[Records contained in a dataset]
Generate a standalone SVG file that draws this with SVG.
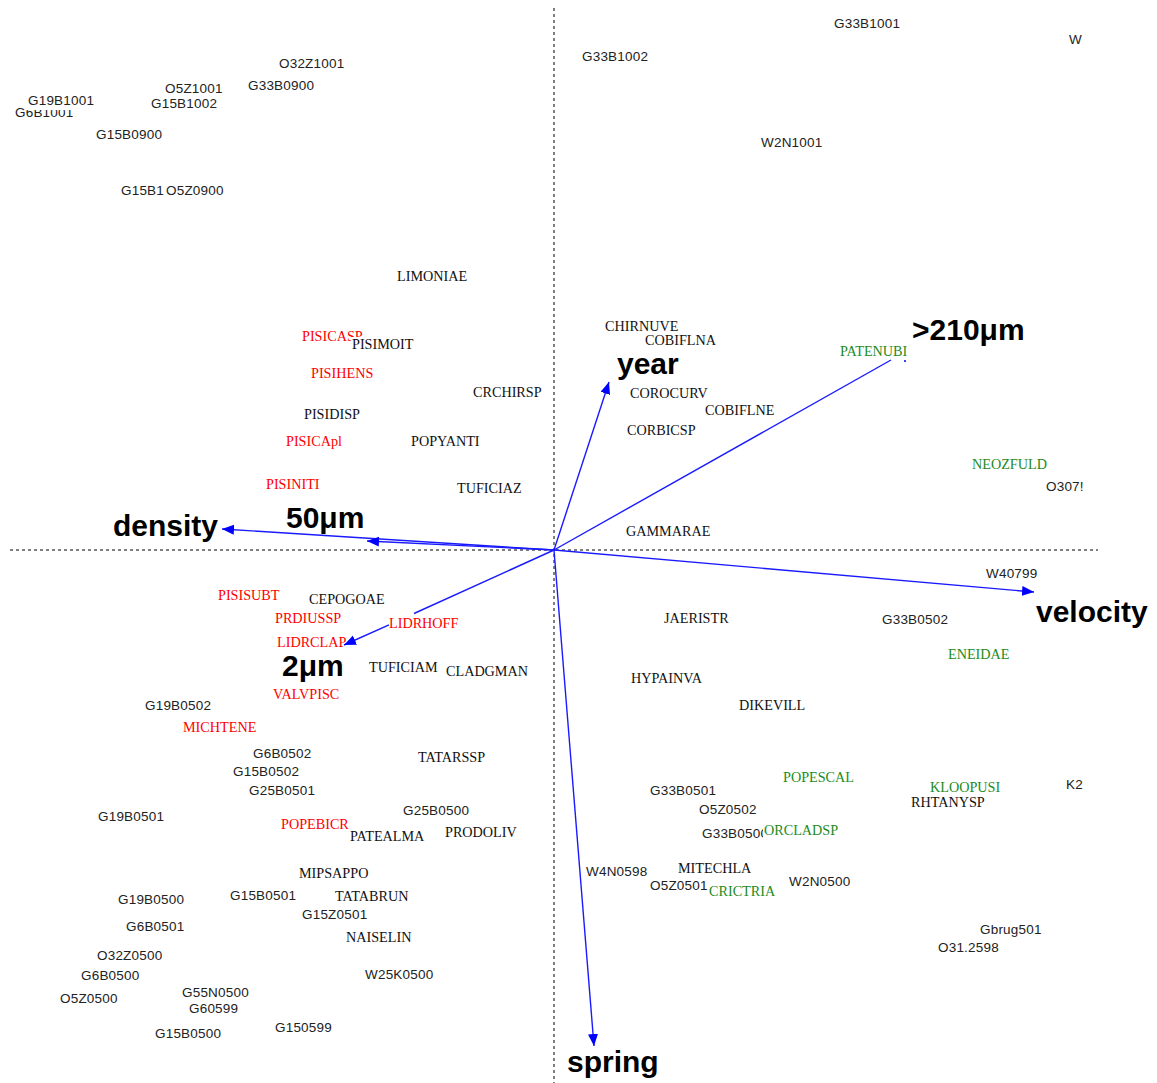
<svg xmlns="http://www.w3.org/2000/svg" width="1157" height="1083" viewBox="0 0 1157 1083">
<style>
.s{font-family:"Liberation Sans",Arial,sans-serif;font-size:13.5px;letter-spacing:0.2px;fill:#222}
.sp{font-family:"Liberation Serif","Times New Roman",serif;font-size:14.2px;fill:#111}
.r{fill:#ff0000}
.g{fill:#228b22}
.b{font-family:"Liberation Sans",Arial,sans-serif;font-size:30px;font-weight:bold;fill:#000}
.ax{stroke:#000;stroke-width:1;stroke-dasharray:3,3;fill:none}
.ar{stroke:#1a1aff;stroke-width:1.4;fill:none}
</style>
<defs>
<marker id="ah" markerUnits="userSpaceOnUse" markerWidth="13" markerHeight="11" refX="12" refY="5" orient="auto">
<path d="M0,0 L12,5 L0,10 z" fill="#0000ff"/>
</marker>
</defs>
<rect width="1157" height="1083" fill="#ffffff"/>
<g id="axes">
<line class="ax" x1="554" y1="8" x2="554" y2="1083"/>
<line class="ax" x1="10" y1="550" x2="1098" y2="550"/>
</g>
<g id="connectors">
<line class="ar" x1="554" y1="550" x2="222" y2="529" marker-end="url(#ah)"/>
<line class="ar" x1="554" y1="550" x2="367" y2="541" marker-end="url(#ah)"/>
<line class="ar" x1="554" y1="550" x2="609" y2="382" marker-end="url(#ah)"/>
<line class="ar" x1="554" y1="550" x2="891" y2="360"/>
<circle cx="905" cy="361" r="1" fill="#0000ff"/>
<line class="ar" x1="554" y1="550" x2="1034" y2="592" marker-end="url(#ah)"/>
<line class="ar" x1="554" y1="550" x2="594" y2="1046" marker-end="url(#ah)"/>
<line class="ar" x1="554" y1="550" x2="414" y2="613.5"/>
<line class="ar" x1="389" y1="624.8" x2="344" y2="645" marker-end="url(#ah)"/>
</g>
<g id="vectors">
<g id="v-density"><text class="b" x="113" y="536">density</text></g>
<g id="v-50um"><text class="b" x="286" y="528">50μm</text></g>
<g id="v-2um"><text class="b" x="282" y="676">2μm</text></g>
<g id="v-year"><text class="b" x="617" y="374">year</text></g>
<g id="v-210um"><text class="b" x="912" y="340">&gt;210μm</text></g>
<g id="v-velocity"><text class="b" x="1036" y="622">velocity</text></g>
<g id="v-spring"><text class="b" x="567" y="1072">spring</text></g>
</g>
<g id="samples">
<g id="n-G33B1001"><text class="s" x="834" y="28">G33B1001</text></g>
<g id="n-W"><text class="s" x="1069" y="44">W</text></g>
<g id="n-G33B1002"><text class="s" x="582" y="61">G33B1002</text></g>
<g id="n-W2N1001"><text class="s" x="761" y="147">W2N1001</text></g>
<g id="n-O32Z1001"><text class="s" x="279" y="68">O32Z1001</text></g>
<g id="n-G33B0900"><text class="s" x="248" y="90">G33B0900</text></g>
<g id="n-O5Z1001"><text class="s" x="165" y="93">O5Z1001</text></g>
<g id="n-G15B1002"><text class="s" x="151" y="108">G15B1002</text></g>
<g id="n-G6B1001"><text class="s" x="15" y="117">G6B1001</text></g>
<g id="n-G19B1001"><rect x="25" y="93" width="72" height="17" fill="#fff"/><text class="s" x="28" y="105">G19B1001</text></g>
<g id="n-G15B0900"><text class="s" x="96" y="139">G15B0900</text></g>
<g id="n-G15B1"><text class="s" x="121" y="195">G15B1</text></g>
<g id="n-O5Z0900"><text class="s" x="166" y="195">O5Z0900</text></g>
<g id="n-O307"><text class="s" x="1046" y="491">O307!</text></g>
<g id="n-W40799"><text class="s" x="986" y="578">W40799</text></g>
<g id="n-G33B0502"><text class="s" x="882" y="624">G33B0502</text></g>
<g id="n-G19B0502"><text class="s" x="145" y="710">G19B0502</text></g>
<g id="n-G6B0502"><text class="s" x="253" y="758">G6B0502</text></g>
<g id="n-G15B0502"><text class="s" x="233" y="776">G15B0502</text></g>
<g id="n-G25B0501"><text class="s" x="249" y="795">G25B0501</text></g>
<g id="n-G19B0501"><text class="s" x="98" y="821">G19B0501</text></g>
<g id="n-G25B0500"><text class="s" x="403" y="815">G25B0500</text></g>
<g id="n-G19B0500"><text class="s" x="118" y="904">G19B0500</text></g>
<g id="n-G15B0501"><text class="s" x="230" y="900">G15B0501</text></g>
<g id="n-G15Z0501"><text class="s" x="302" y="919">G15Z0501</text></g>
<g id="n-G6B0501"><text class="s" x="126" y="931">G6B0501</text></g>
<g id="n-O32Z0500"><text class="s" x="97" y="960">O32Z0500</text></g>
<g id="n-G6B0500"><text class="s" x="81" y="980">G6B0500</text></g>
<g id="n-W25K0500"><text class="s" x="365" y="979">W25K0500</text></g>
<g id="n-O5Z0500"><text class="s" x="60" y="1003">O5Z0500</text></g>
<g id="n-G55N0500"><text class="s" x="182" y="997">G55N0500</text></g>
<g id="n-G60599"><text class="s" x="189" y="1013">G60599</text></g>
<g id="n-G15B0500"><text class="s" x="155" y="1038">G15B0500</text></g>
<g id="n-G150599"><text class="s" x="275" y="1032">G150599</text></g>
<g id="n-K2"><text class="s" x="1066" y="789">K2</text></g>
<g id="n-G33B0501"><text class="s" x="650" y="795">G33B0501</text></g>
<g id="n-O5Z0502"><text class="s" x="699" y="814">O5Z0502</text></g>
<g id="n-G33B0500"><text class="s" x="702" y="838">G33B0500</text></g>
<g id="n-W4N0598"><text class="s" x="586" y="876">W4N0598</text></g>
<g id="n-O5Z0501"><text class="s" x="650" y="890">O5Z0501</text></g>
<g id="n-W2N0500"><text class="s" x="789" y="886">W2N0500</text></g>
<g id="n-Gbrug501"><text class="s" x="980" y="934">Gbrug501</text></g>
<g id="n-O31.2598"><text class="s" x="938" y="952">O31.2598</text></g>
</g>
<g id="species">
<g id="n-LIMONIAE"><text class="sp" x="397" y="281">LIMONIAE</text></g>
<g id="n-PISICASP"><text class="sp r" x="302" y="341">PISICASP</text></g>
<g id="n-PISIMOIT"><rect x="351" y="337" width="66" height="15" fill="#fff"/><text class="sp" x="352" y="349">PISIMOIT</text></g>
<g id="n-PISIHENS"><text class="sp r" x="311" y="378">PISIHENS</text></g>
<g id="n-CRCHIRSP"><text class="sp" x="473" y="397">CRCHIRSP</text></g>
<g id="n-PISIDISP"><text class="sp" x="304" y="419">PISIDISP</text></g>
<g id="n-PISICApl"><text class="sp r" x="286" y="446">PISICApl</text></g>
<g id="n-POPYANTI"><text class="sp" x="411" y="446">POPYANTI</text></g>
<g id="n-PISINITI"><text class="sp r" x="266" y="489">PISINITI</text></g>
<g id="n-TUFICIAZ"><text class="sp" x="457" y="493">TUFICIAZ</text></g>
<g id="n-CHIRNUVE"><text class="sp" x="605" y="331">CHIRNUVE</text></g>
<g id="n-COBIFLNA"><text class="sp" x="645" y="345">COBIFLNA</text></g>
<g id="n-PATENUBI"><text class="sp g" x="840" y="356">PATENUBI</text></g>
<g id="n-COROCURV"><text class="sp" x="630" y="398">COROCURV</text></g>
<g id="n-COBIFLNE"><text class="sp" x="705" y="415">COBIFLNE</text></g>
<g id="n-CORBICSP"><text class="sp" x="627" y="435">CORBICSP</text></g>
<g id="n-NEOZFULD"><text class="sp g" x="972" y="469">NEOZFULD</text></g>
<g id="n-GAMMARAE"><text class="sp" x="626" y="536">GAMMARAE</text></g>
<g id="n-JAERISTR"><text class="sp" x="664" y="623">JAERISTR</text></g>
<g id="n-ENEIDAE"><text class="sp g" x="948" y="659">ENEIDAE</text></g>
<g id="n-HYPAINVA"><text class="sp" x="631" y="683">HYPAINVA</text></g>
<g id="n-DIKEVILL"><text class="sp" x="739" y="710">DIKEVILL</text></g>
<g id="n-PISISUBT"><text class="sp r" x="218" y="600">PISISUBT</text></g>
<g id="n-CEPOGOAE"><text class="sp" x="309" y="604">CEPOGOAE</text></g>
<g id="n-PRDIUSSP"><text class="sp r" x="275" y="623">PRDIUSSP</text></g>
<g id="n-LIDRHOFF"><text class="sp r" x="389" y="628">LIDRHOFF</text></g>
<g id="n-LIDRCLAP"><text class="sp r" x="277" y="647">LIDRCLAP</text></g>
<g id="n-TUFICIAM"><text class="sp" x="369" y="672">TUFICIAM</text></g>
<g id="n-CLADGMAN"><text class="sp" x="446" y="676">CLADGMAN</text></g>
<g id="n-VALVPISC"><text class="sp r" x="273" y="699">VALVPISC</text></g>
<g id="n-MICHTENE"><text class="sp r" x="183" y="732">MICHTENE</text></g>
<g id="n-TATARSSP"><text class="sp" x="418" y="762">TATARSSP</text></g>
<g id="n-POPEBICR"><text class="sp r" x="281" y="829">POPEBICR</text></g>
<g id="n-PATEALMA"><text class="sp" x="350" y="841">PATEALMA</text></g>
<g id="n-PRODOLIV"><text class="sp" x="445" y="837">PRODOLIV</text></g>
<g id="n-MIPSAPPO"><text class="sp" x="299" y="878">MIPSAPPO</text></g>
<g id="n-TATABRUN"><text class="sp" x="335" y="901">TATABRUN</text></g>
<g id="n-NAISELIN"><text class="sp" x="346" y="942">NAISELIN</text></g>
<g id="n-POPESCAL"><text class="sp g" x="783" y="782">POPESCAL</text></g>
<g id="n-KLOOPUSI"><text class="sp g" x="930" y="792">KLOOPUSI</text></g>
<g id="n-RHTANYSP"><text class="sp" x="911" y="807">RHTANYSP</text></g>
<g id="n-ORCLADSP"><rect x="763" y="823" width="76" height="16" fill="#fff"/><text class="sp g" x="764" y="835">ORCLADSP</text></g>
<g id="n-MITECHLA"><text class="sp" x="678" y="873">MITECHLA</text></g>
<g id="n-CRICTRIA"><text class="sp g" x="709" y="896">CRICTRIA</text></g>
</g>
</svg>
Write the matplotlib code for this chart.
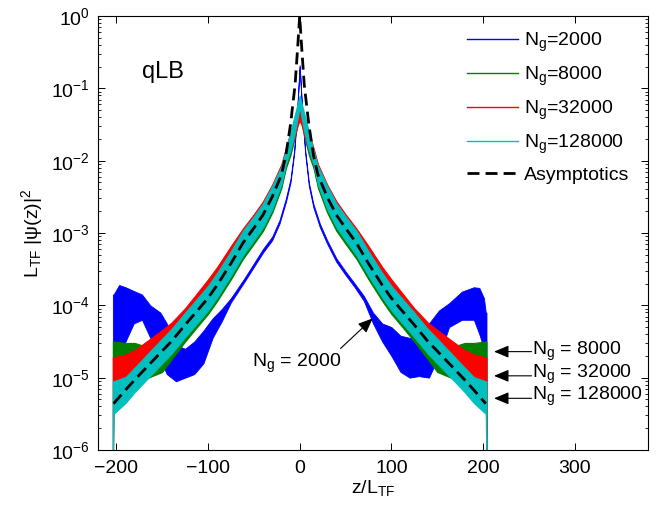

Given task
Return each line in the records that holds the string "this".

Exercise output
Generate a standalone SVG file that draws this with SVG.
Write the matplotlib code for this chart.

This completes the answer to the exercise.